Past mergers have generally involved in-basin consolidation with its easy readthrough to economies of scale and efficient operations, such as the combination of Bonanza Creek Energy Inc. and Extraction Oil & Gas Inc. earlier this month in the Denver-Julesburg Basin. Further, public E&Ps have been more likely to exit towards single basin or “pure-play” status instead of striking out into new areas, as Oasis Petroleum Inc. did with its recent exit of the Permian Basin.

Instead of in-basin synergies, however, Dittmar said the Cabot/Cimarex deal is driven by financial-side metrics as the combined business is estimated to have an enterprise value of approximately $17 billion.

Additionally, the companies are planning to boost its base dividend, which Dittmar described as one of the more aggressive in the industry, while also adding a variable payout to the mix.

“The increased dividend combined with the stability of operating as a larger company is targeted at attracting long-term investors,” he said.
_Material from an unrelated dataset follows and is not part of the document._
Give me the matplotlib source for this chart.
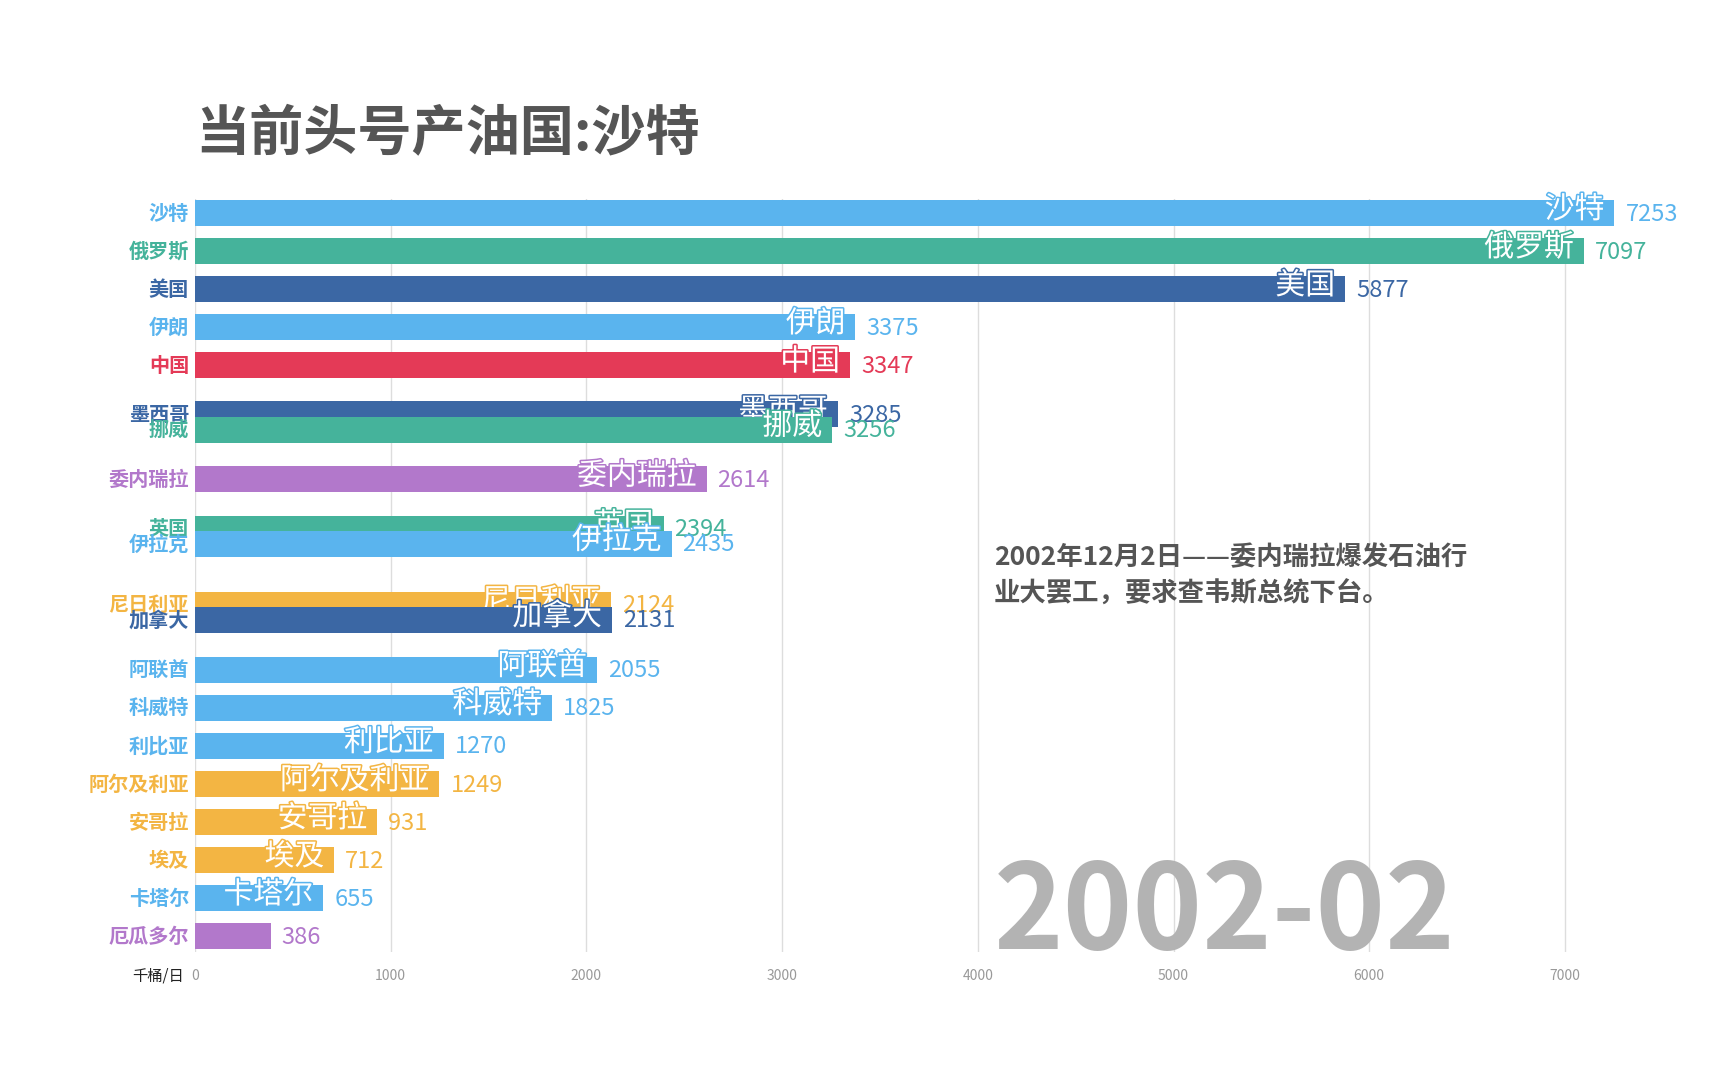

According to Dittmar, both companies also bring something unique to the table that adds up to an accretive deal beginning with Cabot’s low debt and strong current cash flow, which will improve Cimarex’s pro-forma balance sheet and help fund the dividend plans.

Meanwhile, Cimarex’s Delaware Basin position will help address Cabot’s perceived weakness of longer-term inventory runway. Further, the Delaware assets will also give the combined company the ability to shift capex between gas and oil depending on the relative performance of the commodities.

“Overall, the combination is a merger between two peer companies that are comfortable with one another in terms of financial and operational performance,” Dittmar said.

“Both have been discussed as potential targets for larger rivals and this deal shows a desire to remain independent while reaching a size that is relevant for energy investors,” he continued.

The combined company which will operate under a new name, plans to be headquartered in Houston and maintain its regional offices. Thomas E. Jorden, currently CEO of Cimarex, will lead the company. Meanwhile, Cabot CEO Dan O. Dinges will retain the role of board chairman.

Other than Scott Schroeder, Cabot’s current CFO who will also retain his role, the remainder of the executive team has yet to be decided but the companies did note the combined company’s leadership will include executives from both Cabot and Cimarex.

Under terms of the merger, Cabot will issue 4.0146 shares of Cabot for each share of Cimarex, leaving Cimarex shareholders with a slight majority stake in the combined company of 50.5% upon closing, expected fourth-quarter 2021.

J.P. Morgan Securities LLC is financial adviser to Cabot for the transaction and Baker Botts LLP is serving as its legal counsel. Tudor, Pickering, Holt & Co. is Cimarex’s financial adviser and Wachtell, Lipton, Rosen & Katz is providing legal counsel.